Figure scripts

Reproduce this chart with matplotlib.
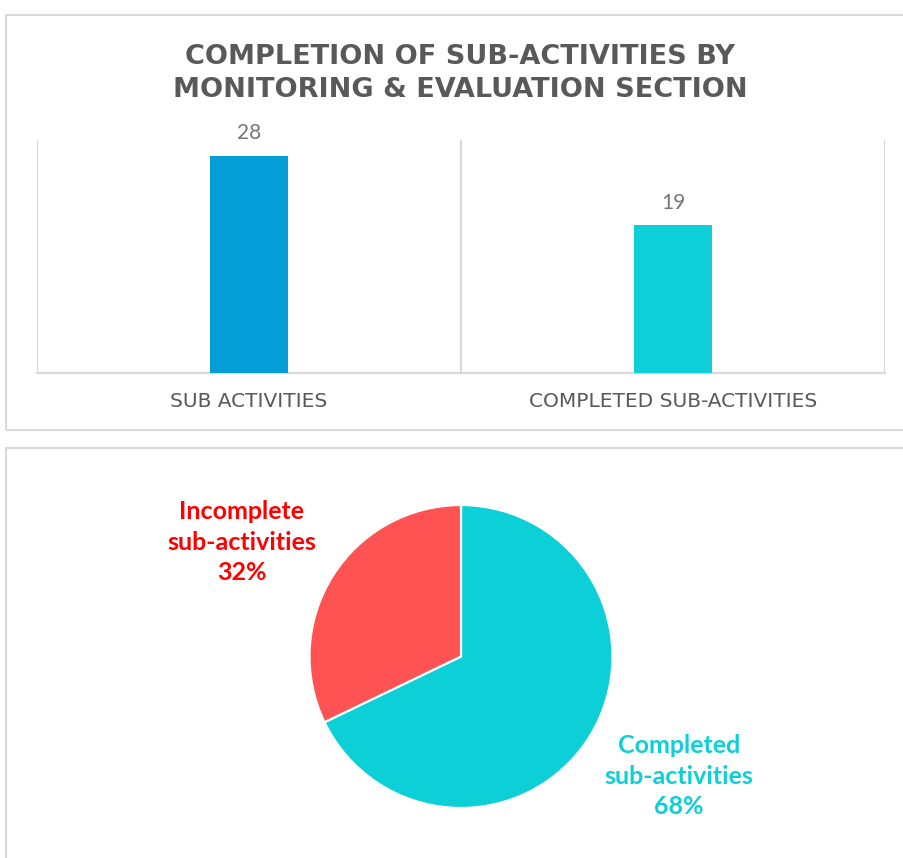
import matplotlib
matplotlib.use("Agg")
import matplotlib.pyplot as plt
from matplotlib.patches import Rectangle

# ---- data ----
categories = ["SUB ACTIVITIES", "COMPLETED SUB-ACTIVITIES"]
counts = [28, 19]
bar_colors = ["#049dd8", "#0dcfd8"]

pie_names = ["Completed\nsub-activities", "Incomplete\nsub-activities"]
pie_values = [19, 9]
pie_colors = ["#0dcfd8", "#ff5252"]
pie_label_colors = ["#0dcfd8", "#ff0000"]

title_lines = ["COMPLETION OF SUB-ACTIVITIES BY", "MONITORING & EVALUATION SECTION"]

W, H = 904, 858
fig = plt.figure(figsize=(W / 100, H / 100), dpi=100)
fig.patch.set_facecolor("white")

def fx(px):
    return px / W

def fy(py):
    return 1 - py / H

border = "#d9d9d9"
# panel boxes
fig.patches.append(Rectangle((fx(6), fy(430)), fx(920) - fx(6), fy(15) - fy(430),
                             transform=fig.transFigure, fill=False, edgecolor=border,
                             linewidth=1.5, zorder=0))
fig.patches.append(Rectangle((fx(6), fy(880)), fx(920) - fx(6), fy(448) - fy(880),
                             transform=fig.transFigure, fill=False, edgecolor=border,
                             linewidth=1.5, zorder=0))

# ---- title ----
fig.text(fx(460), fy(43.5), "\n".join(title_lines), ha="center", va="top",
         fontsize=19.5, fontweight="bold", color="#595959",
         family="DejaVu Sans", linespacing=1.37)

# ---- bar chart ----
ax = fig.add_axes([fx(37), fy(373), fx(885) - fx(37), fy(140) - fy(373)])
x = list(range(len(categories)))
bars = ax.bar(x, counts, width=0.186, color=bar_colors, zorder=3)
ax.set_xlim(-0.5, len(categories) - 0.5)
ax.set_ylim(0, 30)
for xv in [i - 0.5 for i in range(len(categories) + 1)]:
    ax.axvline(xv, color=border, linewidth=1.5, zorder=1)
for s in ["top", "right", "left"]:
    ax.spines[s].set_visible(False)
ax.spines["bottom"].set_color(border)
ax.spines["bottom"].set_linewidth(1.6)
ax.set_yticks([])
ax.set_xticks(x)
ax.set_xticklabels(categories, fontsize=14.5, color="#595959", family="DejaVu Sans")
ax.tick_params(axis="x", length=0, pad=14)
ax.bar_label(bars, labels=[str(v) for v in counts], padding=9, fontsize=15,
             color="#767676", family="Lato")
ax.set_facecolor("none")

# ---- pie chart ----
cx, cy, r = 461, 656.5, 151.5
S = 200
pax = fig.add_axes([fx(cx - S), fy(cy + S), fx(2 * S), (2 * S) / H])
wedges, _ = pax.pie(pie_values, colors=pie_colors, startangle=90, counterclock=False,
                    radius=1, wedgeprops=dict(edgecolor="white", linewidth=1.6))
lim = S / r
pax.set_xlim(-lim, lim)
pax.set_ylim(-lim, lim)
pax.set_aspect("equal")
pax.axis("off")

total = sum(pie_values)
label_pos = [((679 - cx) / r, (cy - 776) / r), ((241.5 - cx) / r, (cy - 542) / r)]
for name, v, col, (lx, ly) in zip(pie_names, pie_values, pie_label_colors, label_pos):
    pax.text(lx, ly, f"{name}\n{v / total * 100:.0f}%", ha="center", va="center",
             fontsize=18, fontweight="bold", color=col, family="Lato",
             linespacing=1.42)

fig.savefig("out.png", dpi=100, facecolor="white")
--
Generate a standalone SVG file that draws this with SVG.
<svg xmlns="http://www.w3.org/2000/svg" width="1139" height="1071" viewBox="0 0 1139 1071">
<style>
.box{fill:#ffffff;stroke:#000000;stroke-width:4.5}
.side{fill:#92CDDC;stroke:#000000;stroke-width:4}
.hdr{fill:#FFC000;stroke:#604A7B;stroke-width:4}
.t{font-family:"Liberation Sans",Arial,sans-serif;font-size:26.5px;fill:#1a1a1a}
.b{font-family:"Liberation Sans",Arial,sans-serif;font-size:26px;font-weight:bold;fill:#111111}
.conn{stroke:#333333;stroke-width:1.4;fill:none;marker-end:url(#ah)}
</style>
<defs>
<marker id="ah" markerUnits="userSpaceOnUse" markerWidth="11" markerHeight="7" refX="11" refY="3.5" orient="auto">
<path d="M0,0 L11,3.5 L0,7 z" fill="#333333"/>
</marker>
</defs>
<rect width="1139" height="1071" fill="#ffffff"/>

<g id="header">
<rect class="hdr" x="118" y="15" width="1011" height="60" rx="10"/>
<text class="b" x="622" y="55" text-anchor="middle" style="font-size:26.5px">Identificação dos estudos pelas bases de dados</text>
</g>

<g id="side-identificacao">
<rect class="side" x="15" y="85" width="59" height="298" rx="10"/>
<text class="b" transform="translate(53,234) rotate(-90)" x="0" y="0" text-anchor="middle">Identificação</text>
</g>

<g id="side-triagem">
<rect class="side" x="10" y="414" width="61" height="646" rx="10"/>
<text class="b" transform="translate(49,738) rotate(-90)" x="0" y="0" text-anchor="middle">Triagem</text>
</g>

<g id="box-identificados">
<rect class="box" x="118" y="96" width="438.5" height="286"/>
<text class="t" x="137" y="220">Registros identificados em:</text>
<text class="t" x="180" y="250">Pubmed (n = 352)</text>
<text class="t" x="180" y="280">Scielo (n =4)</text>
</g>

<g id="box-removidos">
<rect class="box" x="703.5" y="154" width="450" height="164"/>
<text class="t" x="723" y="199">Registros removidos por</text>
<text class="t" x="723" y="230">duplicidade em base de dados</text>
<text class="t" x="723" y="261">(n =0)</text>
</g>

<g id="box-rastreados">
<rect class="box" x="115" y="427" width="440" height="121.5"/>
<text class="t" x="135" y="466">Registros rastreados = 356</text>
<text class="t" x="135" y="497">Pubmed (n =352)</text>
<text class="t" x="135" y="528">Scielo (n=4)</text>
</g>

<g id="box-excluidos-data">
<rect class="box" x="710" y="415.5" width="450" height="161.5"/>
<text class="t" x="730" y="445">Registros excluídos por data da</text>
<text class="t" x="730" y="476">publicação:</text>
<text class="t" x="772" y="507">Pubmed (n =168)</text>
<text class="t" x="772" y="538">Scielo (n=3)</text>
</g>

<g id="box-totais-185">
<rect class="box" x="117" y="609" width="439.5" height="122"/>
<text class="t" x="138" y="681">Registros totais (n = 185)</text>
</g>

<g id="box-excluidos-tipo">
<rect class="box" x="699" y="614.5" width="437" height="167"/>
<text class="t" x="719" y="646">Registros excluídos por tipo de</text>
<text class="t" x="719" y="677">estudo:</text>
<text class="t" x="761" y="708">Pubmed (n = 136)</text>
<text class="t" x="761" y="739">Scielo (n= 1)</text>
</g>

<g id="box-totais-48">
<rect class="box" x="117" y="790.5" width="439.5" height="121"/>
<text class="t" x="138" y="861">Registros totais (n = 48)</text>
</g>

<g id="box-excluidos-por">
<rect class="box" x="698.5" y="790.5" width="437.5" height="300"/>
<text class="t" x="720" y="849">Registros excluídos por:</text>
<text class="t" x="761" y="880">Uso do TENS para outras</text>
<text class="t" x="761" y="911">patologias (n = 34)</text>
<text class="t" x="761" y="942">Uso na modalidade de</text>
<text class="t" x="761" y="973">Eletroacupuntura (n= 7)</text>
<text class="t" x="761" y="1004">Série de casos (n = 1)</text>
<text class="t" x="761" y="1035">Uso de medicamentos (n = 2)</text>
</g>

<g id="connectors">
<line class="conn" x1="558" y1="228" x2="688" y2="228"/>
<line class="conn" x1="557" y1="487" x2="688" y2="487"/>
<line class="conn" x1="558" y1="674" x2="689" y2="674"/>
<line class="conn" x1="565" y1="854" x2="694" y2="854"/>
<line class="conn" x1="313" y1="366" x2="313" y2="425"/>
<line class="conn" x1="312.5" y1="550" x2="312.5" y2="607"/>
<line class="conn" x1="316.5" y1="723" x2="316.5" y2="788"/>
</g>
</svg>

Work to complete — Your copy should hold only the lines from the one containing "Reproduce this chart with matplotlib." through the one containing "return 1 - py / H", word for word, with no pictures.

Result —
Reproduce this chart with matplotlib.
import matplotlib
matplotlib.use("Agg")
import matplotlib.pyplot as plt
from matplotlib.patches import Rectangle

# ---- data ----
categories = ["SUB ACTIVITIES", "COMPLETED SUB-ACTIVITIES"]
counts = [28, 19]
bar_colors = ["#049dd8", "#0dcfd8"]

pie_names = ["Completed\nsub-activities", "Incomplete\nsub-activities"]
pie_values = [19, 9]
pie_colors = ["#0dcfd8", "#ff5252"]
pie_label_colors = ["#0dcfd8", "#ff0000"]

title_lines = ["COMPLETION OF SUB-ACTIVITIES BY", "MONITORING & EVALUATION SECTION"]

W, H = 904, 858
fig = plt.figure(figsize=(W / 100, H / 100), dpi=100)
fig.patch.set_facecolor("white")

def fx(px):
    return px / W

def fy(py):
    return 1 - py / H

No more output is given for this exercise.